I became a long-distance, cross-country runner when I was 15.
Back then my life was filled with turmoil and running presented me with a sense of freedom that allowed me to breathe.
My adoptive home, non-native and ill prepared for an abused native boy, was difficult.
Running allowed me to expel the anger, hurt, confusion and doubt I struggled with, and every heaved breath felt like an answer somehow.
When the notice went up on the school bulletin board, I turned up for the try-outs.
We ran three miles and I finished in the top five. I’d never been on a school team before and the day I was handed my singlet, shorts and spikes was a small glory.
My family was a hockey family and didn’t understand the fascination with running, that it was a sport. But I felt like a winner.
We ran every night after school.
Our coach, Mr. Waite, was a competitive runner and the drills we did were hard, running in sand, up and down the steepest hills in the area and half a dozen half-mile wind sprints.
He believed in training the body to its peak then resting a day before each race. Every practice was a test. But I loved the feel of running and it never seemed like work.
There was a local runner named Ken Werezak who ran for our rivals the Lakeport Lakers.
Werezak was a legend.
He’d never been beaten and he was big and strong and set a pace that crushed anyone who tried to stick with him.
Beating Werezak and the Lakers was everyone’s dream and all the team could talk about in the locker room.
When I ran I imagined myself running after Werezak, chasing him on a long climb up a hill, passing him and coasting on to victory to the hard cheers of my teammates.
Every practice session I imagined running after Werezak and beating him.
I trained hard. I ran faster and longer than anyone else. I ran extra sessions alone in the dark at night and first thing every morning. I ran home from school and I ran in the hallways.
I ran and chanted his name under my breath: “Werezak, Werezak, Werezak.”
I was filled with a burning desire to pass him, to see him at my shoulder struggling to maintain the pace that I set.
At the first race a teammate pointed him out and I lined up beside him.
He was taller than me, heavier, blonde and very intense looking. I eyed him carefully, gritted my teeth and prepared for the running.
When the gun went off I stayed right on his shoulder for the first mile. It was a horrendous pace. The next closest runners were 100 yards behind us.
He looked at me, maybe a little surprised to find someone so close and when he sped up after that first mile I stuck to him.
We ran up hill and down, faster than I’d ever run before and the runners who lined the course to watch were excited to see someone actually challenging the champion.
Well, his strength overcame my grit in the end.
He just outran me.
It was like he had an extra gear and when he pulled away from me eventually there was nothing I could do but watch his broad back and the heavy, hard pump of his legs as he stretched out his lead.
I finished third that day and never came close again.
Oh, I chased him, ran with him race after race, stuck on his shoulder like a bug, but he was always bigger and stronger and faster.
But there was a moment sometime during those races when there’d just be him and me, ahead of everyone, our pace matched, shoulder to shoulder, sweating, heaving deep breaths as we ran.
He’d give me a little look then.

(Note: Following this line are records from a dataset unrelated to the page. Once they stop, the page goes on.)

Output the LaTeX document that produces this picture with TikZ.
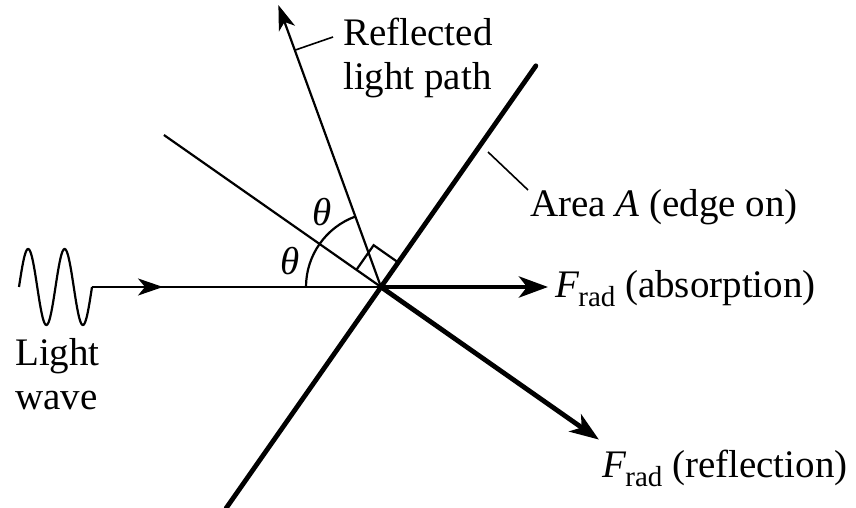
\documentclass[tikz,border=0pt]{standalone}
\usepackage{fontspec}
\setmainfont{Liberation Serif}
\usetikzlibrary{arrows.meta,calc}
\begin{document}
\begin{tikzpicture}[x=1pt,y=1pt,
  thinline/.style={line width=2.2pt},
  thickline/.style={line width=4.8pt},
  leader/.style={line width=1.6pt},
  thinarrow/.style={-{Stealth[length=25pt,width=17pt,inset=7pt]}},
  thickarrow/.style={-{Stealth[length=29pt,width=21pt,inset=8pt]}},
  lbl/.style={font=\fontsize{39}{44}\selectfont, inner sep=0pt},
]
\useasboundingbox (0,0) rectangle (856,508);
% key points
\coordinate (C) at (381,221);
\coordinate (A1) at ($(C)+(235:270)$);
\coordinate (A2) at ($(C)+(55:270)$);
\coordinate (N) at ($(C)+(145:265)$);
\coordinate (R) at ($(C)+(110:300)$);
\coordinate (W1) at (92,221);
\coordinate (M) at (163,221);
\coordinate (FA) at (548,221);
\coordinate (FR) at ($(C)+(-35:266)$);
% surface (area A, edge on)
\draw[thickline,line cap=round] (A1) -- (A2);
% normal
\draw[thinline] (C) -- (N);
% reflected light path
\draw[thinline,thinarrow] (C) -- (R);
% light wave
\draw[thinline] plot[domain=0:720,samples=120,smooth] ({19+\x/720*73},{221+38*sin(\x)});
\draw[thinline] (W1) -- (C);
\draw[thinline,thinarrow] (W1) -- (M);
% forces
\draw[thickline,thickarrow] (C) -- (FA);
\draw[thickline,thickarrow] (C) -- (FR);
% angle arc and right angle mark
\draw[thinline] ($(C)+(180:75)$) arc[start angle=180, end angle=110, radius=75];
\draw[thinline] ($(C)+(145:30)$) -- ($(C)+(145:30)+(55:30)$) -- ($(C)+(55:30)$);
\node[lbl] (th1) at ($(C)+(164:95)$) {\textit{θ}};
\node[lbl] (th2) at ($(C)+(128:95)$) {\textit{θ}};
% labels
\node[lbl,anchor=base west,align=left] (lw) at (15,98) {Light\\wave};
\node[lbl,anchor=base west,align=left] (rl) at (343,418) {Reflected\\light path};
\node[lbl,anchor=base west] (aa) at (530,291) {Area \textit{A} (edge on)};
\node[lbl,anchor=base west] (fa) at (555,210) {\textit{F}\kern-1pt\raisebox{-9pt}{\fontsize{29}{29}\selectfont rad} (absorption)};
\node[lbl,anchor=base west] (fr) at (602,30) {\textit{F}\kern-1pt\raisebox{-9pt}{\fontsize{29}{29}\selectfont rad} (reflection)};
% leader lines
\coordinate (RL0) at ($(C)+(110:252)$);
\coordinate (RL1) at (333,471);
\draw[leader] (RL0) -- (RL1);
\coordinate (AL0) at (488,356);
\coordinate (AL1) at (528,318);
\draw[leader] (AL0) -- (AL1);
\end{tikzpicture}
\end{document}
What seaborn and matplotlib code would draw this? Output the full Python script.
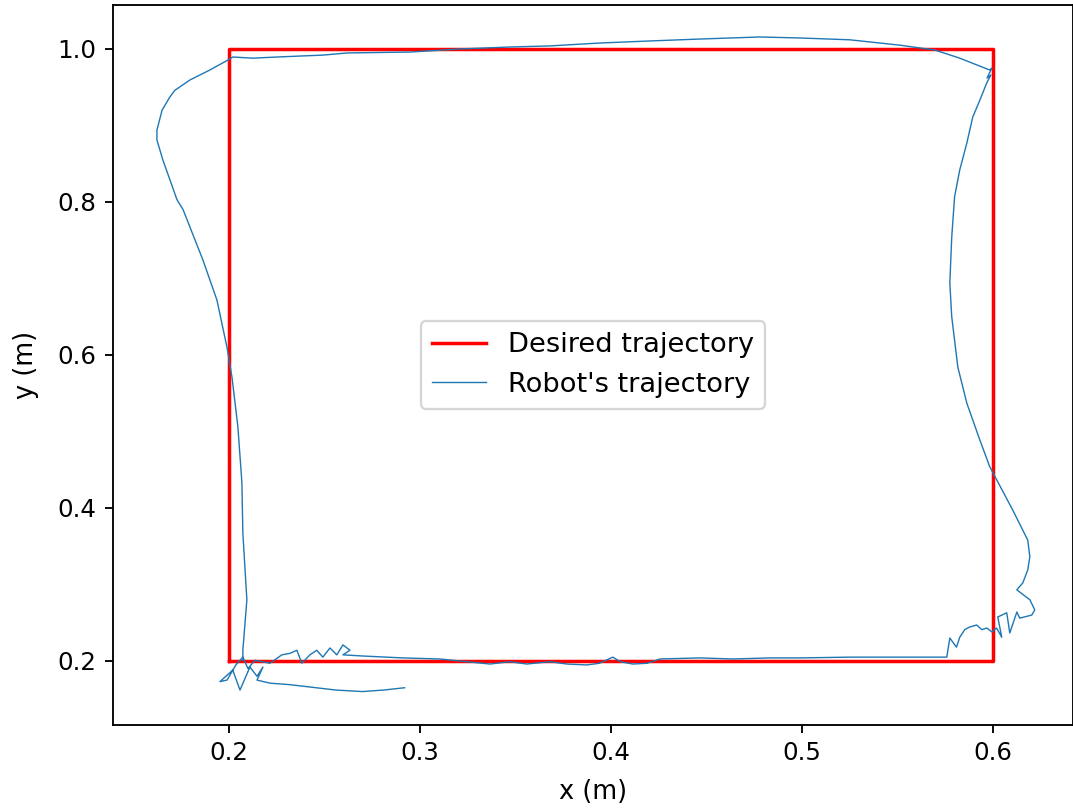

Just a flick of his eyes, a squint and then a firm nod before turning to the running again.
That look was everything to me.
It meant I was an equal, that my effort qualified me and that I pushed him, made it harder, made it a race.

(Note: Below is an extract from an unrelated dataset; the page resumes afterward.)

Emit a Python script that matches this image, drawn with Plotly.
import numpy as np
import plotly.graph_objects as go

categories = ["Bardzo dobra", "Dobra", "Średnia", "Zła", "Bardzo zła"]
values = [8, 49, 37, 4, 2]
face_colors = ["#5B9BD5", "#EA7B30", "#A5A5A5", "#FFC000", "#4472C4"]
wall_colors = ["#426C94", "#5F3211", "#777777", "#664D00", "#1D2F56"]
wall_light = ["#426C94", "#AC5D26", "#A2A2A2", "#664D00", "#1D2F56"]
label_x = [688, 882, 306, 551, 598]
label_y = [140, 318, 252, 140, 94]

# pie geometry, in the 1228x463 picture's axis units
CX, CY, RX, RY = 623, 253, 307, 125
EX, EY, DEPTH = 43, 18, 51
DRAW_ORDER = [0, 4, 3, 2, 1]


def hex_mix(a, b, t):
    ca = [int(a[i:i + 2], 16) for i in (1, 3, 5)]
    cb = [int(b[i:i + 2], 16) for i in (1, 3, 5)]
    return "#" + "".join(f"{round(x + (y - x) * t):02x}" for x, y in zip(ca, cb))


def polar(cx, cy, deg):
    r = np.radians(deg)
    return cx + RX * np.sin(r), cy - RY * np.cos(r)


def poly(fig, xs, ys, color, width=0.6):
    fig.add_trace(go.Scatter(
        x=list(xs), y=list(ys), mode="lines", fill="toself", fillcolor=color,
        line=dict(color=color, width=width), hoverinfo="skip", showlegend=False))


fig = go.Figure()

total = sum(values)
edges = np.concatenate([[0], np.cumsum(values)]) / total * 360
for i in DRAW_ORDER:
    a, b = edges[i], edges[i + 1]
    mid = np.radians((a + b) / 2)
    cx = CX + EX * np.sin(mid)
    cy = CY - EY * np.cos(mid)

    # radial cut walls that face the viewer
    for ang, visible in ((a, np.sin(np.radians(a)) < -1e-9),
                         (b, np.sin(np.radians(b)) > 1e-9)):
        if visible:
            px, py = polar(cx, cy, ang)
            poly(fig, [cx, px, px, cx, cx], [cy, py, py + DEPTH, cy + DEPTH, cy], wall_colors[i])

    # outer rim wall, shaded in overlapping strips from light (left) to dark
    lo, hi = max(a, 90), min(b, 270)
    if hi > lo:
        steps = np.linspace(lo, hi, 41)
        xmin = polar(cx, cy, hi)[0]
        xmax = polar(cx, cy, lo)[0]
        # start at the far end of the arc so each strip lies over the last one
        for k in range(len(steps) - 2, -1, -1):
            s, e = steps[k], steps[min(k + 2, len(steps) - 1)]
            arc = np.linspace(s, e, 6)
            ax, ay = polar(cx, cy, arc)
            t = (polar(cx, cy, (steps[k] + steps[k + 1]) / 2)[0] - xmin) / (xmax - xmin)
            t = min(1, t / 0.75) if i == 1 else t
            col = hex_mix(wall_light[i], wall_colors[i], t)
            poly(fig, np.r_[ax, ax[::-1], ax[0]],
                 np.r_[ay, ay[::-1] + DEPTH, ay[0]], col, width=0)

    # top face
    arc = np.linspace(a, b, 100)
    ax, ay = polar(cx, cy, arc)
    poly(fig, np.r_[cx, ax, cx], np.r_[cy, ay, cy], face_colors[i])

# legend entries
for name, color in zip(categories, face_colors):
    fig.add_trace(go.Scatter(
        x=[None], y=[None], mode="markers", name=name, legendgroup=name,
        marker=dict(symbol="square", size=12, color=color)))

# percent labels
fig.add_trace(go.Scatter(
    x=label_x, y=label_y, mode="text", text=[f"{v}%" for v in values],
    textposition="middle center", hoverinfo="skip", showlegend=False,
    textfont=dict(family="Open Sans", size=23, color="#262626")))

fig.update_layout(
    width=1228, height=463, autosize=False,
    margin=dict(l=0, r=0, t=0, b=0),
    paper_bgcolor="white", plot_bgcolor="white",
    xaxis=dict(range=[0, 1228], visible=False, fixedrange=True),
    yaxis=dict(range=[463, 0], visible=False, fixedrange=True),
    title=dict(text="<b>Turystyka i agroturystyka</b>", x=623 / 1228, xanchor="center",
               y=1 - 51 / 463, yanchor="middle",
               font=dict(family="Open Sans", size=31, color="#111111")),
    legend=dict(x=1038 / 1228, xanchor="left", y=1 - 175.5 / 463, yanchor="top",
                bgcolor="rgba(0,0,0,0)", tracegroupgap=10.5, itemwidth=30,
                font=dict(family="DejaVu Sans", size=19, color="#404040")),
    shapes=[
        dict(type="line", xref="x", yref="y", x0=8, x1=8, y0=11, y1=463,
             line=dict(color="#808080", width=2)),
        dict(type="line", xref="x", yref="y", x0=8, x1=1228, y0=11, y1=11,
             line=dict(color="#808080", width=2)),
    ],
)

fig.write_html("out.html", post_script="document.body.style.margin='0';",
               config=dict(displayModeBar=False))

Even though I never ever won, Ken Werezak’s glance was my trophy ribbon. I’d shopped all my life for a validation like that.
My life at 15 had all the usual teenage angst and impulses and because I was the only Indian kid around, it made feeling odd and different and clumsy even more intense, more visceral, more real.

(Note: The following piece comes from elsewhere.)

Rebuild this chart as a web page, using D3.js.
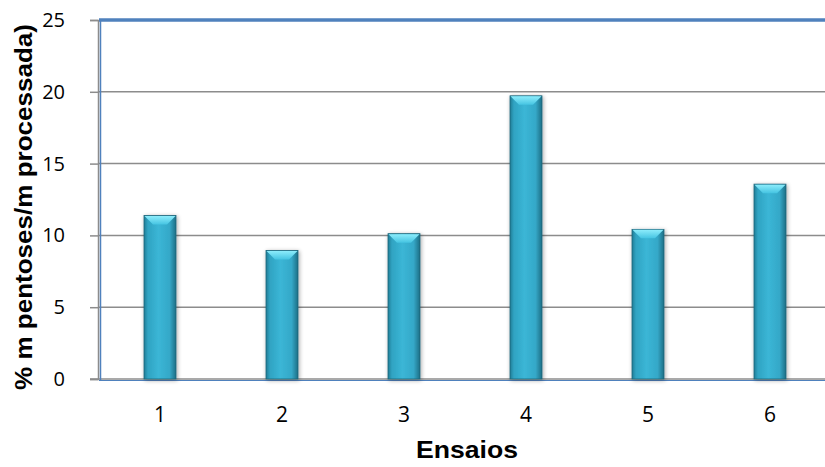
<!DOCTYPE html>
<html><head><meta charset="utf-8">
<script src="https://cdn.jsdelivr.net/npm/d3@7"></script>
<style>body{margin:0;background:#fff;} svg{display:block;}</style>
</head><body>
<svg id="c" width="825" height="467"></svg>
<script>
const categories = ["1","2","3","4","5","6"];
const values = [11.38, 8.95, 10.12, 19.72, 10.42, 13.57];
const yTicks = [0,5,10,15,20,25];
const yLabel = "% m pentoses/m processada)";
const xLabel = "Ensaios";

const svg = d3.select("#c");
const L = 99, R = 831, T = 20, B = 379;
const x = d3.scaleBand().domain(categories).range([L, R]).padding(0);
const y = d3.scaleLinear().domain([0,25]).range([B, T]);

const defs = svg.append("defs");
const g1 = defs.append("linearGradient").attr("id","bar").attr("x1","0").attr("x2","1").attr("y1","0").attr("y2","0");
[[0,"#1f7d96"],[0.12,"#2fa3c2"],[0.45,"#3bb6d6"],[0.8,"#34a8c8"],[1,"#1d6f86"]].forEach(s=>g1.append("stop").attr("offset",s[0]).attr("stop-color",s[1]));
const g2 = defs.append("linearGradient").attr("id","bev").attr("x1","0").attr("x2","0").attr("y1","0").attr("y2","1");
[[0,"#8cecfb"],[1,"#45c4e2"]].forEach(s=>g2.append("stop").attr("offset",s[0]).attr("stop-color",s[1]));
const flt = defs.append("filter").attr("id","sh").attr("x","-30%").attr("y","-10%").attr("width","160%").attr("height","120%");
flt.append("feGaussianBlur").attr("in","SourceAlpha").attr("stdDeviation",2);
flt.append("feOffset").attr("dx",1).attr("dy",1).attr("result","b");
flt.append("feComponentTransfer").append("feFuncA").attr("type","linear").attr("slope",0.35);
const fm = flt.append("feMerge"); fm.append("feMergeNode"); fm.append("feMergeNode").attr("in","SourceGraphic");

// gridlines
svg.append("g").selectAll("line").data(yTicks.filter(d=>d>0&&d<25)).join("line")
  .attr("x1",L).attr("x2",825).attr("y1",d=>y(d)).attr("y2",d=>y(d))
  .attr("stroke","#8c8c8c").attr("stroke-width",1.5);

// y axis
const yAxis = d3.axisLeft(y).tickValues(yTicks).tickSize(8).tickPadding(25);
const ya = svg.append("g").attr("transform",`translate(${L-1},0)`).call(yAxis);
ya.attr("font-size",null).attr("font-family",null);
ya.select(".domain").attr("stroke","#8c8c8c").attr("stroke-width",1.5);
ya.selectAll(".tick line").attr("stroke","#8c8c8c").attr("stroke-width",1.5);
ya.selectAll("text").style("font-family","'Open Sans', sans-serif").style("font-size","20px").attr("fill","#000");

// x axis
const xAxis = d3.axisBottom(x).tickSize(0).tickPadding(28);
const xa = svg.append("g").attr("transform",`translate(0,${B})`).call(xAxis);
xa.attr("font-size",null).attr("font-family",null);
xa.select(".domain").remove();
xa.selectAll("text").style("font-family","'Open Sans', sans-serif").style("font-size","21px").attr("fill","#000");
svg.append("line").attr("x1",L-9).attr("x2",825).attr("y1",B).attr("y2",B).attr("stroke","#8c8c8c").attr("stroke-width",1.5);

// plot area border
svg.append("line").attr("x1",L).attr("x2",825).attr("y1",T).attr("y2",T).attr("stroke","#4f81bd").attr("stroke-width",3.5);
svg.append("line").attr("x1",L+1.5).attr("x2",L+1.5).attr("y1",T).attr("y2",B+1).attr("stroke","#4f81bd").attr("stroke-width",1.5);
svg.append("line").attr("x1",L).attr("x2",825).attr("y1",B+1.5).attr("y2",B+1.5).attr("stroke","#4f81bd").attr("stroke-width",1.2);

// bars
const bw = x.bandwidth()*0.262;
const bars = svg.append("g").selectAll("g").data(values).join("g");
bars.append("rect")
  .attr("x",(d,i)=>x(categories[i])+x.bandwidth()/2-bw/2)
  .attr("y",d=>y(d)).attr("width",bw).attr("height",d=>B-y(d))
  .attr("fill","url(#bar)").attr("stroke","#1b6479").attr("stroke-width",0.8).attr("filter","url(#sh)");
bars.append("path")
  .attr("d",(d,i)=>{const x0=x(categories[i])+x.bandwidth()/2-bw/2, y0=y(d);
    return `M${x0+0.5},${y0+0.5}L${x0+bw-0.5},${y0+0.5}L${x0+bw-9},${y0+9}L${x0+9},${y0+9}Z`;})
  .attr("fill","url(#bev)");

// labels
svg.append("text").attr("transform","translate(32,207) rotate(-90)").attr("text-anchor","middle")
  .attr("font-family","'Liberation Sans', Arial, sans-serif").attr("font-weight","bold").attr("font-size",24)
  .attr("textLength",366).attr("lengthAdjust","spacingAndGlyphs").text(yLabel);
svg.append("text").attr("x",467).attr("y",458).attr("text-anchor","middle")
  .attr("font-family","'Liberation Sans', Arial, sans-serif").attr("font-weight","bold").attr("font-size",24)
  .attr("textLength",102).attr("lengthAdjust","spacingAndGlyphs").text(xLabel);
</script>
</body></html>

So I ran to expunge all that. I ran because the feeling of being alone on a stretch of road held no judgment, no differences and because there was a power in that aloneness.
I never knew then about my people’s legacy of distance running, of messengers running in moccasins across the plains or through the forest bringing news of game or heralding a gathering.
I never knew about the spirituality of running, that detached Zen-like state the elders advised the young men to chase, attain and hold.
I never knew about the glory of running after a herd for days and days and returning with meat for the band.
All I knew of running was that it made me feel alive and powerful — that if it didn’t exactly erase the heaviness of my life, it at least smoothed its edges.
All I knew was that it released me and that running after Werezak was the pinnacle.
I was never a champion, but I won every race I ever ran. Running after Werezak taught me that.
See, there are always things in life that seem bigger, stronger, unbeatable. But lining up for the gun makes you an equal every time, allows you the opportunity to try, to stretch yourself and makes you more.
Being the first across the line isn’t the biggest thing — letting them know you’re in the race is.
That’s true for everyone, Indian or not.